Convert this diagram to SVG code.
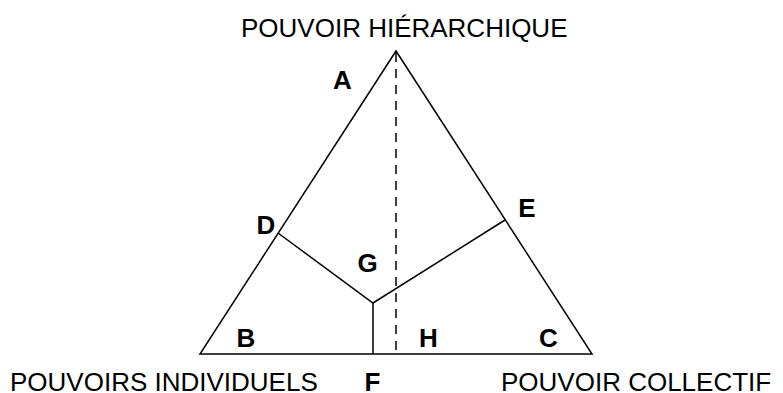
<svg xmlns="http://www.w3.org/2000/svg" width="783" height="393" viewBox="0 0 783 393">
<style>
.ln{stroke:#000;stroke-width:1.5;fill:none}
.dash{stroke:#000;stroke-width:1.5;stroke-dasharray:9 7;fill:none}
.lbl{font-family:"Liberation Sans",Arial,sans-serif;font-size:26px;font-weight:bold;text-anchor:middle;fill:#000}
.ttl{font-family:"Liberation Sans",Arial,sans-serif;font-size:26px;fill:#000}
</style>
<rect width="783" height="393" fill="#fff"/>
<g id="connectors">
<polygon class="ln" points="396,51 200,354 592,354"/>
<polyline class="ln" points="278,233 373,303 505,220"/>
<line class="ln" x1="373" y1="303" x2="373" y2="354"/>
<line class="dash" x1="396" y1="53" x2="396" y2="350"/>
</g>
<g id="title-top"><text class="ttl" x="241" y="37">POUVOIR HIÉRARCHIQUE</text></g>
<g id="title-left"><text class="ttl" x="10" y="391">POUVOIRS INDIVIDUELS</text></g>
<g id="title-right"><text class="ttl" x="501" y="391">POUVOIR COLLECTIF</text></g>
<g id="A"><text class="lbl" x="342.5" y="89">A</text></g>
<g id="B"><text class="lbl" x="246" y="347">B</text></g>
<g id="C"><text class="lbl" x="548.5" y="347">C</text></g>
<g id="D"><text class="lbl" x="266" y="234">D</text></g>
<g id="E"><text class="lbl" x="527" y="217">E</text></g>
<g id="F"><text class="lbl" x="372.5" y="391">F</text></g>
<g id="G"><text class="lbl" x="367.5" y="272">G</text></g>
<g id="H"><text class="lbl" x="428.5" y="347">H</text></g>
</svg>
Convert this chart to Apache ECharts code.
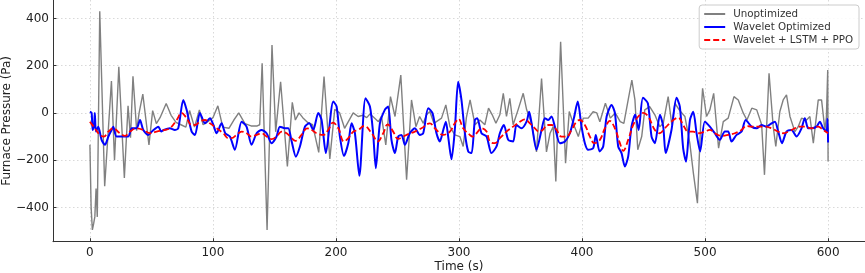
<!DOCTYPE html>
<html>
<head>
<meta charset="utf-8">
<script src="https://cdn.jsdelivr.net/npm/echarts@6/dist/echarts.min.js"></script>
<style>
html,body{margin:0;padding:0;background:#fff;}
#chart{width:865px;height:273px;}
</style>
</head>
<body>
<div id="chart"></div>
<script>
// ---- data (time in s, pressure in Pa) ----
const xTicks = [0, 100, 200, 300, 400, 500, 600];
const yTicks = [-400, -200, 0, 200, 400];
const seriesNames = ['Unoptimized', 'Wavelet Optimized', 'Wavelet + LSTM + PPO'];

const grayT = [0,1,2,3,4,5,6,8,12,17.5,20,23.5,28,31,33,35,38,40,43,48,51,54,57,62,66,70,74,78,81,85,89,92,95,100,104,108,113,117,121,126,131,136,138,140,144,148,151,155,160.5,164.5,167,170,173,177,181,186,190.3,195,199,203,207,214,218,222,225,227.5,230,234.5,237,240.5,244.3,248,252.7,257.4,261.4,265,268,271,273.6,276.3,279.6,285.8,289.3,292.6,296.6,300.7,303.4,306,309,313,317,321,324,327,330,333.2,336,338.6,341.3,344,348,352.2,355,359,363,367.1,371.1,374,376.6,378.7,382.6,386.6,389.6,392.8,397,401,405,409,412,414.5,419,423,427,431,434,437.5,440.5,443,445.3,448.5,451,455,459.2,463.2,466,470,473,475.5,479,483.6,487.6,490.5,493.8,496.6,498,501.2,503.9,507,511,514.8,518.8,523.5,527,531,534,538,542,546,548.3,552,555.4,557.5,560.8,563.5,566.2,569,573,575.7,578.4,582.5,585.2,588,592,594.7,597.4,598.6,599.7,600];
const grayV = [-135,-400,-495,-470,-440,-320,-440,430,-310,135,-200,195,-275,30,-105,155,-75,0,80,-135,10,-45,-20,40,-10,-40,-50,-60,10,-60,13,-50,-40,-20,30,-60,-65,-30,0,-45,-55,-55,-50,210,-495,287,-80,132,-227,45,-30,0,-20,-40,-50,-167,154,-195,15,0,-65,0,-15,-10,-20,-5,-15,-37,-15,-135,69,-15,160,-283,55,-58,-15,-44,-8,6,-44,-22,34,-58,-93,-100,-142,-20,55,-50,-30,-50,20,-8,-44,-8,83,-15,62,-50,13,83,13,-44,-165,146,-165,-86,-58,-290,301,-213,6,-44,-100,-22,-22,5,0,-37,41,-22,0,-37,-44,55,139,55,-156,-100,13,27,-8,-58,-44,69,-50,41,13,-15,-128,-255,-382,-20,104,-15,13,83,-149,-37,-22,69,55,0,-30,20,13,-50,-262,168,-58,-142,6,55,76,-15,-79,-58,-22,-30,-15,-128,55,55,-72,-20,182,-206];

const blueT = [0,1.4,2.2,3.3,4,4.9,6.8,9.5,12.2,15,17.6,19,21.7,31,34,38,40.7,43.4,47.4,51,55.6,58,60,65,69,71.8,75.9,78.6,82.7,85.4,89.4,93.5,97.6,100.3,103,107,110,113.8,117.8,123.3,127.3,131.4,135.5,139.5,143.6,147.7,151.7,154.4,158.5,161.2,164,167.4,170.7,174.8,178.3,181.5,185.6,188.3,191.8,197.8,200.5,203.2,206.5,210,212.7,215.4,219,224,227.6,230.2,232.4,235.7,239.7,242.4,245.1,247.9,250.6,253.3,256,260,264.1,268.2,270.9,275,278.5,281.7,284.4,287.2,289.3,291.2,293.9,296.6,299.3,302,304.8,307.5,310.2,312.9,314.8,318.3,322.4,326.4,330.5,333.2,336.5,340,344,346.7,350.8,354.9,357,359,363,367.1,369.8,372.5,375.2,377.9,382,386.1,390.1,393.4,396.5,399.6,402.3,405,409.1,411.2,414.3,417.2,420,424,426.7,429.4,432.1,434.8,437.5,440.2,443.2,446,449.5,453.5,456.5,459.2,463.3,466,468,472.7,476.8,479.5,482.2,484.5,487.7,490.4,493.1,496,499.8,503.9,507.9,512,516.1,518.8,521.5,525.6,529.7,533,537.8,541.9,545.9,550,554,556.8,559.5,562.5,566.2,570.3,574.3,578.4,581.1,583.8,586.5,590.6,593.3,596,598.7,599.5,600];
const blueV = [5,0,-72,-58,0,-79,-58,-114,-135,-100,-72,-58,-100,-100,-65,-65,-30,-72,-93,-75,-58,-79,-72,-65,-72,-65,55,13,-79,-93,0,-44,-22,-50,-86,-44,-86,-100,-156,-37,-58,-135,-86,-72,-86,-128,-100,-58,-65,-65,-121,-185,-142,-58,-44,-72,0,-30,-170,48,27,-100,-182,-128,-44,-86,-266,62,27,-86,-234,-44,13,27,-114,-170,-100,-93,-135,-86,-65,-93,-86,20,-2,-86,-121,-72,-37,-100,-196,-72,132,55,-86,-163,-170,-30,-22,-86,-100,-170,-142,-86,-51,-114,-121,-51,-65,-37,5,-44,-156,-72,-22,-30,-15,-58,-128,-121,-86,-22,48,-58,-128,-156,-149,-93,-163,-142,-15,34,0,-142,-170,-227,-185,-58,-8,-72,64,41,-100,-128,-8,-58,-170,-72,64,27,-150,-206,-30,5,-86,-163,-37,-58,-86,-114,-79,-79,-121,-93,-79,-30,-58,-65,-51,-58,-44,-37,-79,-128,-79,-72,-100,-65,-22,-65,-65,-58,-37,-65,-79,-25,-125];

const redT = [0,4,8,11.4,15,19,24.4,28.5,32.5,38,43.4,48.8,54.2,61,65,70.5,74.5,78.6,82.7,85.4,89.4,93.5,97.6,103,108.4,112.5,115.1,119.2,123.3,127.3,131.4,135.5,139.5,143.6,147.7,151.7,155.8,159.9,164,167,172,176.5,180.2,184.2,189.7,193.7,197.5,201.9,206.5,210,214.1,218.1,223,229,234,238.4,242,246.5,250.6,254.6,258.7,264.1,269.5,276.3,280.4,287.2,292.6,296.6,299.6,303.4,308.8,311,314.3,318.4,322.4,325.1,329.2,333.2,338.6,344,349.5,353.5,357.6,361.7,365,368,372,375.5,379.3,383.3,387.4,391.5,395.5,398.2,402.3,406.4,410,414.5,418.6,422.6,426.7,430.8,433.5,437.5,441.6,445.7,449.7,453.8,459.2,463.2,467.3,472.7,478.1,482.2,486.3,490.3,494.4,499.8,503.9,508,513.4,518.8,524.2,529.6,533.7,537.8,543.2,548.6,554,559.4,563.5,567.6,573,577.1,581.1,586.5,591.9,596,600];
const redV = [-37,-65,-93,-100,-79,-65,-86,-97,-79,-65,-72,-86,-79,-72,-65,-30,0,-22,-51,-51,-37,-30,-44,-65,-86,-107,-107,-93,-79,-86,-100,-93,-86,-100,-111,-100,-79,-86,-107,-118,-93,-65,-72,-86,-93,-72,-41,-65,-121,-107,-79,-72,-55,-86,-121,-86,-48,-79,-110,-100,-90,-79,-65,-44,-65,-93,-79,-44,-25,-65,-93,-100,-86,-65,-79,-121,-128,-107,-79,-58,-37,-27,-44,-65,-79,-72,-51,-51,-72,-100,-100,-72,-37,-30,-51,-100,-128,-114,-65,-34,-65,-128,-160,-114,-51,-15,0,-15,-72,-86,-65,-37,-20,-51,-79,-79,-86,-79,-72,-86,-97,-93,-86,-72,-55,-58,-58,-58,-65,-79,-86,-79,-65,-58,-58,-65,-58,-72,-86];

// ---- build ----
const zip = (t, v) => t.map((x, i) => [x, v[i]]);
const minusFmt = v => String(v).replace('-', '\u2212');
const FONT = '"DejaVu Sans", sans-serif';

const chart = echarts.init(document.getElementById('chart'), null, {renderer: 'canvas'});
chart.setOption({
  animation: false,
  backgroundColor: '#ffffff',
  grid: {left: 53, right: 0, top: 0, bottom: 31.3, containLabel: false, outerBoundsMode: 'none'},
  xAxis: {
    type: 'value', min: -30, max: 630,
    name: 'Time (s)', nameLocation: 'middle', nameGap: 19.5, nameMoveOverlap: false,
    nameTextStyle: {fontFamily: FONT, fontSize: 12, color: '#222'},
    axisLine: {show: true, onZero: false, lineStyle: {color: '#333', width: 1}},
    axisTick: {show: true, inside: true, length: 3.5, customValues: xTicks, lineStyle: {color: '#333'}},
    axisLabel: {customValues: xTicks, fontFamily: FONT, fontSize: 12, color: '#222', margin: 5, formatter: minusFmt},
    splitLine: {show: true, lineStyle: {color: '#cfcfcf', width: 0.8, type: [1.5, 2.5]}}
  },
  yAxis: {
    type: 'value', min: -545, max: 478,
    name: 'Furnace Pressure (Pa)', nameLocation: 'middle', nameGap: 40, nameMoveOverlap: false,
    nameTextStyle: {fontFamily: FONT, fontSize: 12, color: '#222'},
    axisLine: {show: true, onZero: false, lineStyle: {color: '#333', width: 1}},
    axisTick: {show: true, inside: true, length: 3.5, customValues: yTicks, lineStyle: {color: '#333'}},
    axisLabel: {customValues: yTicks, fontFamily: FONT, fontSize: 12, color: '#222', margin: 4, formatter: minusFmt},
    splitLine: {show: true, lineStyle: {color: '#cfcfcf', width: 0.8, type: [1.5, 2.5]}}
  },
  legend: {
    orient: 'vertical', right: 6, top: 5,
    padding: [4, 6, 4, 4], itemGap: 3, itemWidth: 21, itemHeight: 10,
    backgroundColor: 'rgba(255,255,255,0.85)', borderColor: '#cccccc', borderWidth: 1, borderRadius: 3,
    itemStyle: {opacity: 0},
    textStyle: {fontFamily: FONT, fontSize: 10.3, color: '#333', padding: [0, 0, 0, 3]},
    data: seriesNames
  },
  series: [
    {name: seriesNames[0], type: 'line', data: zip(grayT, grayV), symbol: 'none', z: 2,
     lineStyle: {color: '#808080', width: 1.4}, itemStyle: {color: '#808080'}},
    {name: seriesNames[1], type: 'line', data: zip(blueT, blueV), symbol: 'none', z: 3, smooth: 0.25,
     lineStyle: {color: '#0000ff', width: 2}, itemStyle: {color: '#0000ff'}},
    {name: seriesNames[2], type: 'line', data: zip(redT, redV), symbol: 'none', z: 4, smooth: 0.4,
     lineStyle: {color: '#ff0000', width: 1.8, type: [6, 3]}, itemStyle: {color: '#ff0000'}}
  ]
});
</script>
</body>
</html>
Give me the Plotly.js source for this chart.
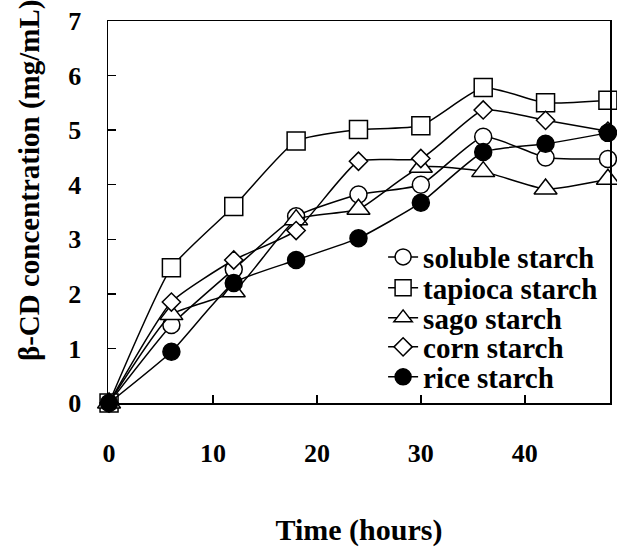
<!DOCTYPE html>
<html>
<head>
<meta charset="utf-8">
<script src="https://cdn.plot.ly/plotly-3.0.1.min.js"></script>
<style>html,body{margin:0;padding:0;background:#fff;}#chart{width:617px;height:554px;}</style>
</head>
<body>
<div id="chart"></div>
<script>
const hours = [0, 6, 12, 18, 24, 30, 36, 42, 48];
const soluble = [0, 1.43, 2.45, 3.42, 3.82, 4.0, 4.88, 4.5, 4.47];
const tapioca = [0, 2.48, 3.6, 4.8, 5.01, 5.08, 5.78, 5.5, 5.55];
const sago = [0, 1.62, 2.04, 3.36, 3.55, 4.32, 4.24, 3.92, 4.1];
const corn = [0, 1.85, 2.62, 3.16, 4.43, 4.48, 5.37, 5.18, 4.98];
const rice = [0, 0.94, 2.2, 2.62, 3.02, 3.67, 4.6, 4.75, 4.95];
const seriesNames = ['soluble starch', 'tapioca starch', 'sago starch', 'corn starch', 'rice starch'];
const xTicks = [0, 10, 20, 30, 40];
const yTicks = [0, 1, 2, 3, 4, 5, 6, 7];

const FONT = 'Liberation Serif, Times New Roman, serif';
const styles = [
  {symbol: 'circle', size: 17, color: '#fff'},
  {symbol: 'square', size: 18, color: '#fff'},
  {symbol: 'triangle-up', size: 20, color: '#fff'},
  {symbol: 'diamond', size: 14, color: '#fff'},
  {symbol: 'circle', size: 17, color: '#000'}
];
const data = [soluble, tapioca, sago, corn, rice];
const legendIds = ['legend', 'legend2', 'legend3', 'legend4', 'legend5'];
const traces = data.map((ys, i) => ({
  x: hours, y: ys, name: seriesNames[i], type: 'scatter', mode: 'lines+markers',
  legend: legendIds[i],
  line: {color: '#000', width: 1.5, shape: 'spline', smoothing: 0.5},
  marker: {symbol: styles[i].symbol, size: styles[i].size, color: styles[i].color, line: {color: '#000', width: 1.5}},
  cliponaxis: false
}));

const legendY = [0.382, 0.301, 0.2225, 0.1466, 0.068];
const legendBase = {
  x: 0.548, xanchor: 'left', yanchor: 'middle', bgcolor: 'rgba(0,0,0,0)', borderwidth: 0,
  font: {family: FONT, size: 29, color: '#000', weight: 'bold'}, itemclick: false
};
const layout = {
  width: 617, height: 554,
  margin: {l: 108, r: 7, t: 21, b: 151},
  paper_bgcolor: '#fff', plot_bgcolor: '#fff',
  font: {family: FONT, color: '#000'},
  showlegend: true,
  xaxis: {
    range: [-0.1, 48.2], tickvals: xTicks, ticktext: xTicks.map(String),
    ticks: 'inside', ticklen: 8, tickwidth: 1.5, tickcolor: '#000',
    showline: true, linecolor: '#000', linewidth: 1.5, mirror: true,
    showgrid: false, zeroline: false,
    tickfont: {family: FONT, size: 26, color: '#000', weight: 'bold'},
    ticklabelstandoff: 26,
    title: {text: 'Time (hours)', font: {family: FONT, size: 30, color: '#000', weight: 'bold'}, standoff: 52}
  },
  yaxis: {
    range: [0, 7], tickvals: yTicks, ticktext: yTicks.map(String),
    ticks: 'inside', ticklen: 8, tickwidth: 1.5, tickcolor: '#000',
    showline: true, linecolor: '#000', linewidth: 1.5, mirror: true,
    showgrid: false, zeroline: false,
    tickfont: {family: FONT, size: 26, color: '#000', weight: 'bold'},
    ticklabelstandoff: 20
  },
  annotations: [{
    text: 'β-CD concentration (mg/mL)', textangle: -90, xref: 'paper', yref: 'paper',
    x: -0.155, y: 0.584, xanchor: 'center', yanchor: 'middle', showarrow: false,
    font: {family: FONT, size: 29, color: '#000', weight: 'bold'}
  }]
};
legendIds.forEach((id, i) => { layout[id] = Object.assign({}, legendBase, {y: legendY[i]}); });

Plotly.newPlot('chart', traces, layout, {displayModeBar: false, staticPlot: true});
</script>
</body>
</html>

To be done: From the material above, reproduce only what runs from the line holding "Give me the Plotly.js source for this chart." down to the line holding "const yTicks = [0, 1, 2, 3, 4, 5, 6, 7];", both included, pictures excluded.

Final answer:
Give me the Plotly.js source for this chart.
<!DOCTYPE html>
<html>
<head>
<meta charset="utf-8">
<script src="https://cdn.plot.ly/plotly-3.0.1.min.js"></script>
<style>html,body{margin:0;padding:0;background:#fff;}#chart{width:617px;height:554px;}</style>
</head>
<body>
<div id="chart"></div>
<script>
const hours = [0, 6, 12, 18, 24, 30, 36, 42, 48];
const soluble = [0, 1.43, 2.45, 3.42, 3.82, 4.0, 4.88, 4.5, 4.47];
const tapioca = [0, 2.48, 3.6, 4.8, 5.01, 5.08, 5.78, 5.5, 5.55];
const sago = [0, 1.62, 2.04, 3.36, 3.55, 4.32, 4.24, 3.92, 4.1];
const corn = [0, 1.85, 2.62, 3.16, 4.43, 4.48, 5.37, 5.18, 4.98];
const rice = [0, 0.94, 2.2, 2.62, 3.02, 3.67, 4.6, 4.75, 4.95];
const seriesNames = ['soluble starch', 'tapioca starch', 'sago starch', 'corn starch', 'rice starch'];
const xTicks = [0, 10, 20, 30, 40];
const yTicks = [0, 1, 2, 3, 4, 5, 6, 7];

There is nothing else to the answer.